Domenica, 05 Giugno 2022 - 18:21 Comunicato 1725

Libia e Iran, tra petrolio gas e instabilità politica

FESTIVAL ECONOMIA TRENTO - Faide interne, lotte tra fazioni, tribù in guerra tra di loro, un intreccio di interessi economici e politici a livello internazionale incide pesantemente (e non da oggi) sull'estrazione di petrolio e gas in Libia e in Iran e di conseguenza sugli approvvigionamenti dei paesi occidentali. E come se non bastasse l'elemento Russia (dopo lo scoppio della guerra con l'Ucraina) sta scompaginando ulteriormente un panorama in continua evoluzione e di difficile interpretazione anche da parte degli esperti di geopolitica. Un'area geografica, quella tra Mediterraneo e Medio Oriente, resa ancora più instabile a causa anche degli interventi (o mancati interventi) dei Paesi occidentali, Italia per prima "che avrebbe dovuto accompagnare la Libia anche sostenendola militarmente".
Festival economia 2022: al Teatro Sociale “Libia, crocevia di tribù e petrolio” (Pejman Abdolmohammadi professore presso la Scuola di studi internazionali dell'Università di Trento, Sissi Bellomo giornalista Il Sole 24 Ore, in collegamento video: da sx Nicola Pedde direttore Institute for global sudies - Igs e Karim Mezran Senior fellow Athlantic Council di Washington)

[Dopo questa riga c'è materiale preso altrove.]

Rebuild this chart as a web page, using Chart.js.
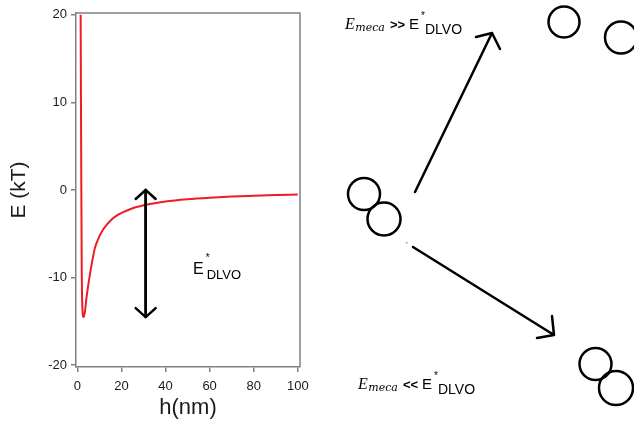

Il tema dell'incontro sulla situazione dei due Paesi e le relazioni con l'Italia dopo lo stop al petrolio russo e la  diminuzione della dipendenza dal gas da Mosca è stato introdotto da Sissi Bellomo, giornalista de Il Sole 24 Ore: con lei al teatro Sociale Pejman Abdolmohammadi, professore presso la Scuola di studi internazionali dell'Università di Trento mente on line erano collegati Karim Mezran, Senior fellow Athlantic Council di Washington e Nicola Pedde, direttore Institute for global sudies (Igs). Dopo la caduta di Gheddafi (2011) la Libia "è precipitata nel caos a dimostrazione che se non si pone un rimedio fin dall'inizio, la situazione non si raddrizza più con conseguenze pesantissime - ha esordito Mezran - La Libia è un composto di problemi tra tribù, clan, movimenti ideologici "creando così una situazione difficile fra le fazioni fomentate dalle potenze internazionali a seconda dei loro interessi". Il risultato, nonostante vari tentativi di composizione fra le fazioni, è il caos in un paese diviso con due premier "in fin dei conti non legittimi" e che ha visto sfumare le annunciate elezioni del dicembre scorso.

In Iran, "dove abbiamo la più laica generazione dopo Khomeini è a rischio destabilizzazione" ha affermato il docente alla Scuola studi internazionali che ha rimarcato "la scarsa capacità dimostrata dall'Unione europea in politica estera alla quale si aggiunge la miopia di Obama verso il Medio Oriente che è stata fallimentare. "L'Iran - ha aggiunto Pedde - si avvia verso la transizione istituzionale in una situazione difficilissima dovuta da anni di embargo: sembrava che le sanzioni rientrassero a marzo, ma la guerra della Russia ha scompaginato le carte". E torna ancora il conflitto in Europa ad aleggiare sul quadro internazionale con le relazioni e i rapporti di Mosca con la Turchia e l'Egitto, due Paesi che possono far valere i loro rapporti con Libia e Iran. "La Russia ha interesse ha tenere Teheran fuori dal mercato energetico, ma parte della leadership iraniana si sta allontanando da Mosca per avvicinarsi all'Occidente o alla Cina" ha sostenuto Abdolmohannadi In questo quadro quale ruolo riveste l'Italia?  "L'Italia - è la sintesi di Mezran - sconta l'incapacità di utilizzare tutti gli strumenti per i suoi interessi, a quanto hanno fatto altri Paesi. Molto è stato fatto a livello diplomatico ma non a livello politico e militare. L'Italia avrebbe dovuto accompagnare la Libia sostenendola anche militarmente come sta facendo con l'Ucraina".